Das Erste, was mir einfällt: So früh wie möglich Erfahrungen sammeln. Am besten ein Praktikum machen – oder mehrere. Im Studium muss man das ohnehin, aber ich würde mich schon frühzeitig darum kümmern. Plätze zu finden ist nicht einfach.
Ich wollte am Anfang mit Kindern und Jugendlichen arbeiten. Also habe ich ein Praktikum gemacht und gemerkt: Ich mag die Arbeit mit den Kindern sehr, aber ich fand es schwierig, sie danach wieder in belastende Verhältnisse zurückgehen zu lassen. Das war für mich nicht das Richtige, auch wenn es eine wertvolle Erfahrung war.
Was würdest Du sagen: Ist Psychotherapeut:in ein Beruf oder eine Berufung?

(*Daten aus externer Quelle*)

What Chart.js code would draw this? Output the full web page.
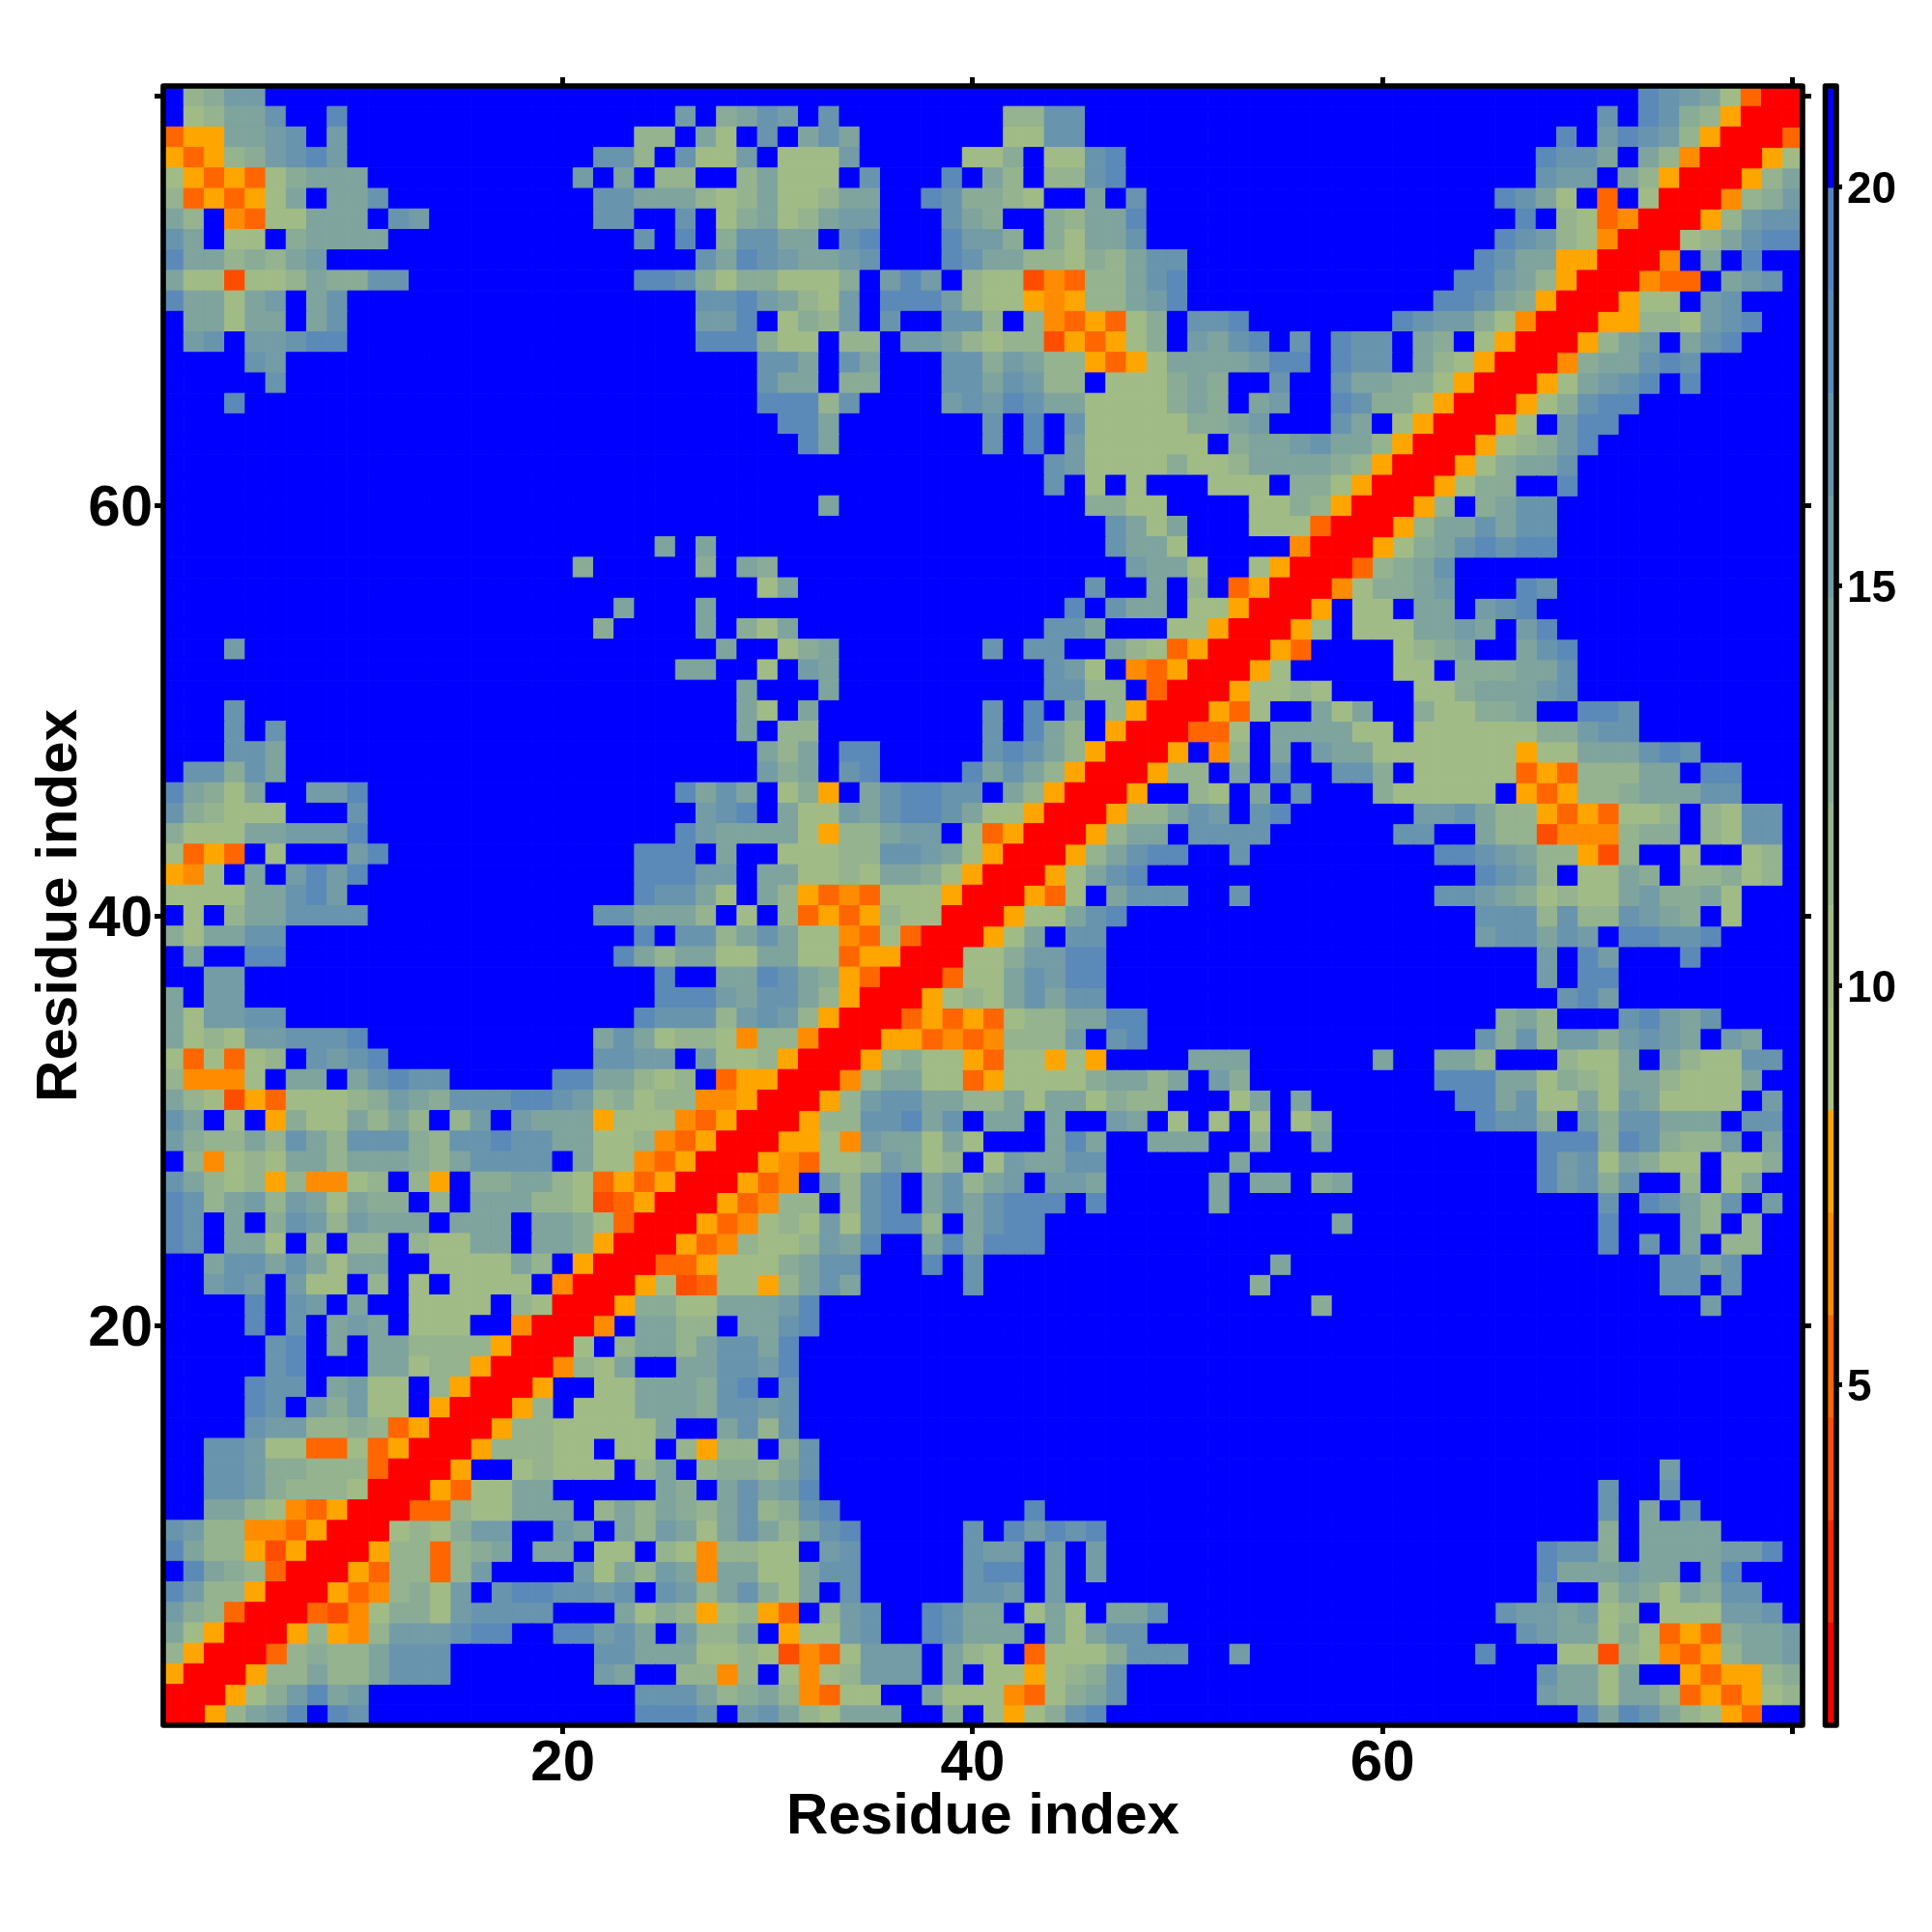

Beides. Ich bin dankbar, dass ich schon früh wusste, was ich machen will. Der Beruf erfüllt mich, weil ich viel bewegen kann und er für mich Sinn hat – ohne Sinnhaftigkeit könnte ich das nicht.
Gleichzeitig liegt darin auch eine Gefahr: Ich habe Phasen erlebt, in denen ich zu wenig auf mich selbst geschaut habe. Mein Therapeut sagte einmal: „Du kannst keine gute Therapeutin sein, wenn Du langfristig nicht auf Dich achtest.“ Das hat mich getroffen, aber er hatte recht. Kurzfristig geht es vielleicht – längerfristig braucht es genau das. Practice what you preach.
Welchen Rat gibst Du jemandem, die oder der mit dem Gedanken spielt, Hilfe in Anspruch zu nehmen, aber noch zögert?
Wenn belastende Gedanken immer wiederkehren oder der Leidensdruck zunimmt, lohnt es sich, das mit dem Hausarzt zu besprechen oder einfach ein Erstgespräch zu vereinbaren.
Viele haben die Sorge, verurteilt zu werden – auch, weil Filme oder Serien oft ein falsches Bild zeigen. Da sitzt jemand schweigend, macht Notizen, und es wirkt distanziert. Ich finde es schön, wenn Menschen dann merken, wie anders es sein kann. Einige meiner Klient:innen haben gesagt: “Das ist bei WePractice eine ganz andere Atmosphäre, nicht so steril wie in einem Spital. Hier fühlt man sich wohl und kann angenehme Gespräche führen.” Und allein das macht schon sehr viel aus.
Alina studierte Psychologie in Freiburg und Bern und absolvierte ihre Weiterbildung an der AIM. Nach Stationen bei der Suchthilfe und in einem Ambulatorium arbeitet sie seit knapp einem Jahr als Psychotherapeutin bei WePractice in St. Gallen.